◆ **What to work on**
Copy the data exactly as it appears, and do not include any pictures.

-- Begin Raw data --

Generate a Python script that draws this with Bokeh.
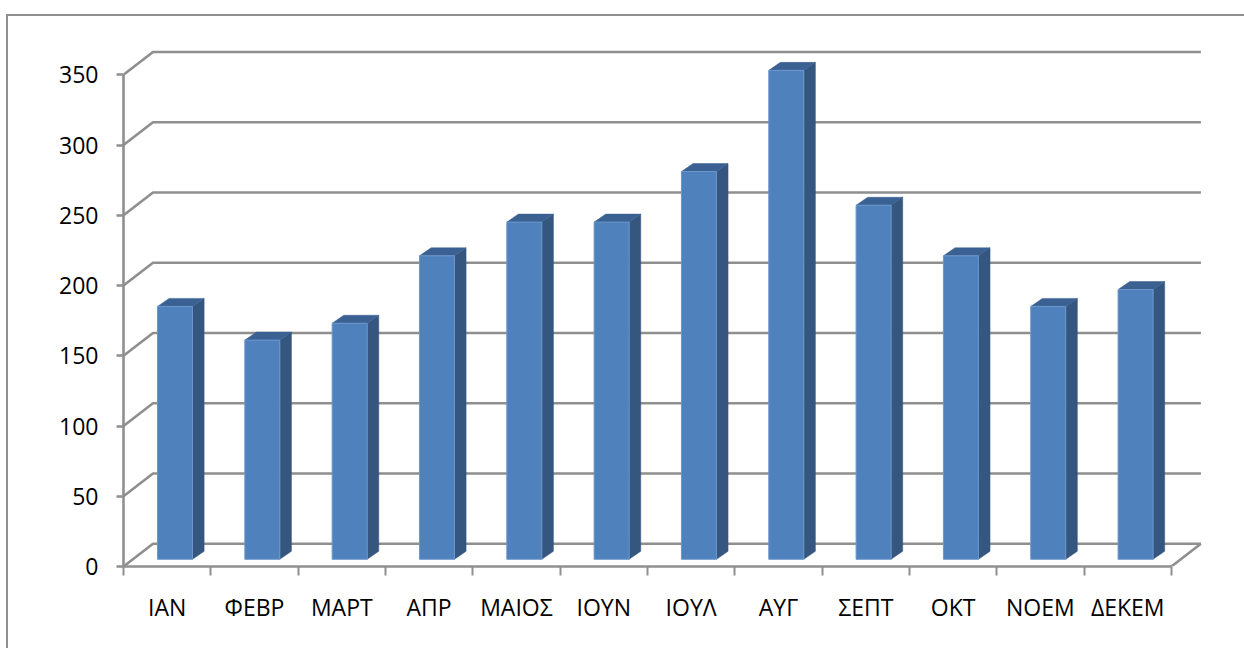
from bokeh.embed import file_html
from bokeh.models import FixedTicker, Range1d
from bokeh.plotting import figure
from bokeh.resources import INLINE

months = ["ΙΑΝ", "ΦΕΒΡ", "ΜΑΡΤ", "ΑΠΡ", "ΜΑΙΟΣ", "ΙΟΥΝ", "ΙΟΥΛ", "ΑΥΓ", "ΣΕΠΤ", "ΟΚΤ", "ΝΟΕΜ", "ΔΕΚΕΜ"]
values = [180, 156, 168, 216, 240, 240, 276, 348, 252, 216, 180, 192]
y_ticks = [0, 50, 100, 150, 200, 250, 300, 350]

WIDTH, HEIGHT = 1244, 648
LEFT, BOTTOM = 123.3, 82.5
PX_PER_CATEGORY = 87.3
PX_PER_UNIT = 491.3 / 350

GRID = "#8f8f8f"
FRONT = "#4f81bd"
SIDE = "#34567f"
TOP = "#3a6192"
FONT = "Open Sans"

# Oblique offsets of the chart's depth, in data units
wall_dx = 29.5 / PX_PER_CATEGORY
wall_dy = 22.7 / PX_PER_UNIT
bar_dx = 11.6 / PX_PER_CATEGORY
bar_dy = 8 / PX_PER_UNIT
bar_lift = 7.2 / PX_PER_UNIT
bar_left = 34 / PX_PER_CATEGORY
bar_width = 35 / PX_PER_CATEGORY

n = len(months)
p = figure(
    width=WIDTH, height=HEIGHT, output_backend="svg", toolbar_location=None,
    min_border_left=int(LEFT), min_border_right=0, min_border_top=0, min_border_bottom=int(BOTTOM),
    x_range=Range1d(0, (WIDTH - LEFT) / PX_PER_CATEGORY),
    y_range=Range1d(0, (HEIGHT - BOTTOM) / PX_PER_UNIT),
    outline_line_color=None, background_fill_color=None, border_fill_color=None,
)
p.grid.visible = False

# Outer chart border: only its left and top edges fall inside the page
edge = f"linear-gradient({GRID},{GRID})"
p.styles = {
    "background-color": "white",
    "background-image": f"{edge},{edge}",
    "background-size": "2px 634px, 1238px 2px",
    "background-position": "6px 14px, 6px 14px",
    "background-repeat": "no-repeat",
}

# Back wall gridlines with their diagonal run to the value axis, plus the floor's far side
grid_xs = [[0, wall_dx, n + wall_dx] for _ in y_ticks]
grid_ys = [[t, t + wall_dy, t + wall_dy] for t in y_ticks]
p.multi_line(grid_xs, grid_ys, line_color=GRID, line_width=2.6)
p.line([n, n + wall_dx], [0, wall_dy], line_color=GRID, line_width=2.6)

# Each column: side face, top face, then front face
fronts_l = [i + bar_left for i in range(n)]
fronts_r = [x + bar_width for x in fronts_l]
bases = [bar_lift] * n
tops = [bar_lift + v for v in values]

p.patches(
    [[r, r + bar_dx, r + bar_dx, r] for r in fronts_r],
    [[b, b + bar_dy, t + bar_dy, t] for b, t in zip(bases, tops)],
    fill_color=SIDE, line_color=SIDE, line_width=0.5,
)
p.patches(
    [[l, l + bar_dx, r + bar_dx, r] for l, r in zip(fronts_l, fronts_r)],
    [[t, t + bar_dy, t + bar_dy, t] for t in tops],
    fill_color=TOP, line_color=TOP, line_width=0.5,
)
p.quad(left=fronts_l, right=fronts_r, bottom=bases, top=tops,
       fill_color=FRONT, line_color="#6c97cb", line_width=1)

ax = p.yaxis[0]
ax.ticker = FixedTicker(ticks=y_ticks)
ax.bounds = (0, 350)
ax.axis_line_color = GRID
ax.axis_line_width = 2.6
ax.major_tick_line_color = GRID
ax.major_tick_line_width = 2.4
ax.major_tick_out = 7
ax.major_tick_in = 0
ax.minor_tick_line_color = None
ax.major_label_standoff = 18
ax.major_label_text_font = FONT
ax.major_label_text_font_size = "23px"
ax.major_label_text_color = "black"

# Month names sit between the ticks, so labels use major ticks and the marks use minor ones
bx = p.xaxis[0]
bx.ticker = FixedTicker(ticks=[i + 0.5 for i in range(n)], minor_ticks=list(range(n + 1)))
bx.major_label_overrides = {i + 0.5: m for i, m in enumerate(months)}
bx.bounds = (0, n)
bx.axis_line_color = GRID
bx.axis_line_width = 2.6
bx.major_tick_line_color = None
bx.major_tick_out = 0
bx.major_tick_in = 0
bx.minor_tick_line_color = GRID
bx.minor_tick_line_width = 2
bx.minor_tick_out = 9
bx.minor_tick_in = 0
bx.major_label_standoff = 15
bx.major_label_text_font = FONT
bx.major_label_text_font_size = "23px"
bx.major_label_text_color = "black"

open("out.html", "w").write(file_html(p, INLINE))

-- End Raw data --

◆ **Completed task**
Generate a Python script that draws this with Bokeh.
from bokeh.embed import file_html
from bokeh.models import FixedTicker, Range1d
from bokeh.plotting import figure
from bokeh.resources import INLINE

months = ["ΙΑΝ", "ΦΕΒΡ", "ΜΑΡΤ", "ΑΠΡ", "ΜΑΙΟΣ", "ΙΟΥΝ", "ΙΟΥΛ", "ΑΥΓ", "ΣΕΠΤ", "ΟΚΤ", "ΝΟΕΜ", "ΔΕΚΕΜ"]
values = [180, 156, 168, 216, 240, 240, 276, 348, 252, 216, 180, 192]
y_ticks = [0, 50, 100, 150, 200, 250, 300, 350]

WIDTH, HEIGHT = 1244, 648
LEFT, BOTTOM = 123.3, 82.5
PX_PER_CATEGORY = 87.3
PX_PER_UNIT = 491.3 / 350

GRID = "#8f8f8f"
FRONT = "#4f81bd"
SIDE = "#34567f"
TOP = "#3a6192"
FONT = "Open Sans"

# Oblique offsets of the chart's depth, in data units
wall_dx = 29.5 / PX_PER_CATEGORY
wall_dy = 22.7 / PX_PER_UNIT
bar_dx = 11.6 / PX_PER_CATEGORY
bar_dy = 8 / PX_PER_UNIT
bar_lift = 7.2 / PX_PER_UNIT
bar_left = 34 / PX_PER_CATEGORY
bar_width = 35 / PX_PER_CATEGORY

n = len(months)
p = figure(
    width=WIDTH, height=HEIGHT, output_backend="svg", toolbar_location=None,
    min_border_left=int(LEFT), min_border_right=0, min_border_top=0, min_border_bottom=int(BOTTOM),
    x_range=Range1d(0, (WIDTH - LEFT) / PX_PER_CATEGORY),
    y_range=Range1d(0, (HEIGHT - BOTTOM) / PX_PER_UNIT),
    outline_line_color=None, background_fill_color=None, border_fill_color=None,
)
p.grid.visible = False

# Outer chart border: only its left and top edges fall inside the page
edge = f"linear-gradient({GRID},{GRID})"
p.styles = {
    "background-color": "white",
    "background-image": f"{edge},{edge}",
    "background-size": "2px 634px, 1238px 2px",
    "background-position": "6px 14px, 6px 14px",
    "background-repeat": "no-repeat",
}

# Back wall gridlines with their diagonal run to the value axis, plus the floor's far side
grid_xs = [[0, wall_dx, n + wall_dx] for _ in y_ticks]
grid_ys = [[t, t + wall_dy, t + wall_dy] for t in y_ticks]
p.multi_line(grid_xs, grid_ys, line_color=GRID, line_width=2.6)
p.line([n, n + wall_dx], [0, wall_dy], line_color=GRID, line_width=2.6)

# Each column: side face, top face, then front face
fronts_l = [i + bar_left for i in range(n)]
fronts_r = [x + bar_width for x in fronts_l]
bases = [bar_lift] * n
tops = [bar_lift + v for v in values]

p.patches(
    [[r, r + bar_dx, r + bar_dx, r] for r in fronts_r],
    [[b, b + bar_dy, t + bar_dy, t] for b, t in zip(bases, tops)],
    fill_color=SIDE, line_color=SIDE, line_width=0.5,
)
p.patches(
    [[l, l + bar_dx, r + bar_dx, r] for l, r in zip(fronts_l, fronts_r)],
    [[t, t + bar_dy, t + bar_dy, t] for t in tops],
    fill_color=TOP, line_color=TOP, line_width=0.5,
)
p.quad(left=fronts_l, right=fronts_r, bottom=bases, top=tops,
       fill_color=FRONT, line_color="#6c97cb", line_width=1)

ax = p.yaxis[0]
ax.ticker = FixedTicker(ticks=y_ticks)
ax.bounds = (0, 350)
ax.axis_line_color = GRID
ax.axis_line_width = 2.6
ax.major_tick_line_color = GRID
ax.major_tick_line_width = 2.4
ax.major_tick_out = 7
ax.major_tick_in = 0
ax.minor_tick_line_color = None
ax.major_label_standoff = 18
ax.major_label_text_font = FONT
ax.major_label_text_font_size = "23px"
ax.major_label_text_color = "black"

# Month names sit between the ticks, so labels use major ticks and the marks use minor ones
bx = p.xaxis[0]
bx.ticker = FixedTicker(ticks=[i + 0.5 for i in range(n)], minor_ticks=list(range(n + 1)))
bx.major_label_overrides = {i + 0.5: m for i, m in enumerate(months)}
bx.bounds = (0, n)
bx.axis_line_color = GRID
bx.axis_line_width = 2.6
bx.major_tick_line_color = None
bx.major_tick_out = 0
bx.major_tick_in = 0
bx.minor_tick_line_color = GRID
bx.minor_tick_line_width = 2
bx.minor_tick_out = 9
bx.minor_tick_in = 0
bx.major_label_standoff = 15
bx.major_label_text_font = FONT
bx.major_label_text_font_size = "23px"
bx.major_label_text_color = "black"

open("out.html", "w").write(file_html(p, INLINE))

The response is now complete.